People and Place at the University of Texas Visual Arts Center
The VAC is an ever-changing gallery in Austin that shows both visiting exhibitions and student work, providing visitors with a vast spectrum of artwork that includes photography, design, expanded media, and more. Throughout September to December, the center is hosting a collection of work that creates a cohesive whole while speaking to humankind’s place in the natural world.
The first exhibition space I entered and was most intrigued by was on the first floor. After going through glass doors, the space opened up into a warmly-lit room with a towering ceiling that hung a massive sculpture titled “Placeholder” by Victor Perez. The large room glowed a soft orange against the blue windows of a cloudy day, encouraging viewers and myself to examine the vastness of the museum-like space. While gazing around the room, I found myself looking through a sculpture made of a thin, wire material, and admiring the conjunctions that made up the colorful structure.
Using the golden ratio, he and the students whom he collaborated with created a pink, orange, and yellow web of interlacing hexagons that was powered by solar energy coming from just outside the gallery. The sculpture formed a tubelike shape that came off the wall. Beneath it sat a collection of pillows that, at first glance, looked accidentally placed. I wasn’t sure whether they could be touched, or were meant to be viewed as a part of the artwork. After glancing through the accompanying brochure, it became more apparent that the textiles were intended to be laid on so that the viewer can gaze up at the sculpture and relax, as if gazing at stars in the night sky.
Although I appreciated the attempt to connect clean energy with his concept, the most disappointing aspect of this piece was that I viewed it on a cloudy day, so it was not charged. The piece was not moving how the artists intended, though the gallery director assured me that the experience was a subtle, ephemeral phenomena. I would have liked to experience the full effect, and the fact that it wasn’t moving also made me not feel the need to take the plunge of laying on the ground to view the work.
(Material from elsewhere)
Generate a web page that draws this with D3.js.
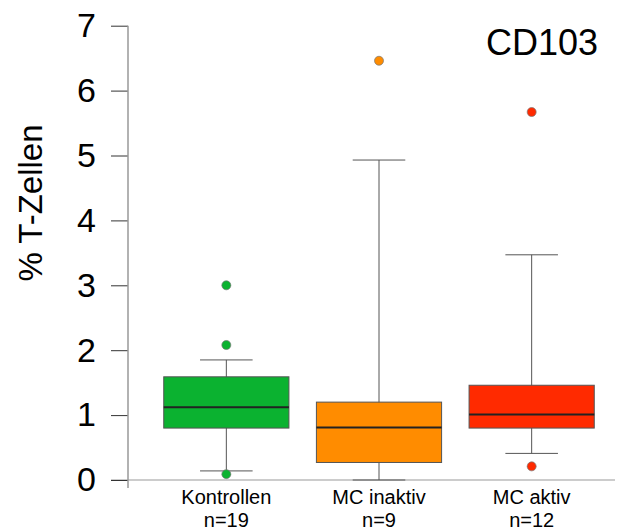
<!DOCTYPE html>
<html>
<head>
<meta charset="utf-8">
<script src="https://cdn.jsdelivr.net/npm/d3@7"></script>
<style>
  body { margin: 0; background: #fff; }
  text { font-family: "Liberation Sans", Arial, sans-serif; }
</style>
</head>
<body>
<div id="wrapper"></div>
<script>
const categories = ["Kontrollen", "MC inaktiv", "MC aktiv"];
const counts = ["n=19", "n=9", "n=12"];
const whiskerLow = [0.14, 0.0, 0.41];
const q1 = [0.80, 0.27, 0.80];
const median = [1.12, 0.81, 1.01];
const q3 = [1.59, 1.20, 1.46];
const whiskerHigh = [1.85, 4.93, 3.47];
const outliers = [[0.09, 2.08, 3.0], [6.46], [0.21, 5.67]];
const colors = ["#0bb230", "#ff8c00", "#ff2a00"];
const yTicks = [0, 1, 2, 3, 4, 5, 6, 7];

const width = 617, height = 532;

const svg = d3.select("#wrapper").append("svg")
  .attr("width", width)
  .attr("height", height);

const yScale = d3.scaleLinear()
  .domain([0, 7])
  .range([480, 25.7]);

const xScale = d3.scaleBand()
  .domain(categories)
  .range([150, 608])
  .paddingInner(0.18)
  .paddingOuter(0.09);

const bw = xScale.bandwidth();
const capW = bw * 0.42;

// x axis baseline
svg.append("line")
  .attr("x1", 111).attr("x2", 615)
  .attr("y1", yScale(0)).attr("y2", yScale(0))
  .attr("stroke", "#bbb")
  .attr("stroke-width", 1.5);

// y axis
const yAxis = svg.append("g")
  .attr("transform", "translate(128,0)")
  .call(d3.axisLeft(yScale).tickValues(yTicks).tickSize(17).tickPadding(15).tickFormat(d3.format("d")));
yAxis.select(".domain").remove();
yAxis.selectAll(".tick line").attr("stroke", "#333");
yAxis.selectAll(".tick text")
  .attr("font-size", 34)
  .attr("fill", "#000")
  .style("font-family", "'Liberation Sans', Arial, sans-serif");
svg.append("line")
  .attr("x1", 128).attr("x2", 128)
  .attr("y1", yScale(7)).attr("y2", 488)
  .attr("stroke", "#999")
  .attr("stroke-width", 1.5);

const groups = svg.selectAll(".box")
  .data(categories)
  .join("g")
  .attr("class", "box");

groups.each(function(cat, i) {
  const g = d3.select(this);
  const x0 = xScale(cat);
  const cx = x0 + bw / 2;

  // whisker line
  g.append("line")
    .attr("x1", cx).attr("x2", cx)
    .attr("y1", yScale(whiskerLow[i])).attr("y2", yScale(whiskerHigh[i]))
    .attr("stroke", "#555");
  [whiskerLow[i], whiskerHigh[i]].forEach(v => {
    g.append("line")
      .attr("x1", cx - capW / 2).attr("x2", cx + capW / 2)
      .attr("y1", yScale(v)).attr("y2", yScale(v))
      .attr("stroke", "#555");
  });

  g.append("rect")
    .attr("x", x0)
    .attr("width", bw)
    .attr("y", yScale(q3[i]))
    .attr("height", yScale(q1[i]) - yScale(q3[i]))
    .attr("fill", colors[i])
    .attr("stroke", "#555");

  g.append("line")
    .attr("x1", x0).attr("x2", x0 + bw)
    .attr("y1", yScale(median[i])).attr("y2", yScale(median[i]))
    .attr("stroke", "#222")
    .attr("stroke-width", 2);

  g.selectAll("circle")
    .data(outliers[i])
    .join("circle")
    .attr("cx", cx)
    .attr("cy", d => yScale(d))
    .attr("r", 4.5)
    .attr("fill", colors[i])
    .attr("stroke", "#777")
    .attr("stroke-width", 0.7);

  g.append("text")
    .attr("x", cx)
    .attr("y", 504)
    .attr("text-anchor", "middle")
    .attr("font-size", 20)
    .text(cat);
  g.append("text")
    .attr("x", cx)
    .attr("y", 527)
    .attr("text-anchor", "middle")
    .attr("font-size", 20)
    .text(counts[i]);
});

// y label
svg.append("text")
  .attr("transform", "translate(42,203) rotate(-90)")
  .attr("text-anchor", "middle")
  .attr("font-size", 33)
  .text("% T-Zellen");

// title
svg.append("text")
  .attr("x", 598)
  .attr("y", 55)
  .attr("text-anchor", "end")
  .attr("font-size", 36)
  .text("CD103");
</script>
</body>
</html>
However, regardless of this flaw, I still made my way beneath the artwork and felt entitled to investigate its intricacies as a standalone, still sculpture.
“Placeholder” by Victor Perez is most successful in its cohesiveness as a collaborative artwork, which is unique for a sculpture. All artists worked together to create not only a mathematically sound work, but a sculpturally sound work that was visually appealing. Its intricacies encouraged me to spend more time with it and investigate both its conceptual and physical makeup.
All-in-all, I felt this work was the most powerful object within the space that acted as a web integral to the interlacing makeup of VAC’s Fall exhibition as a whole.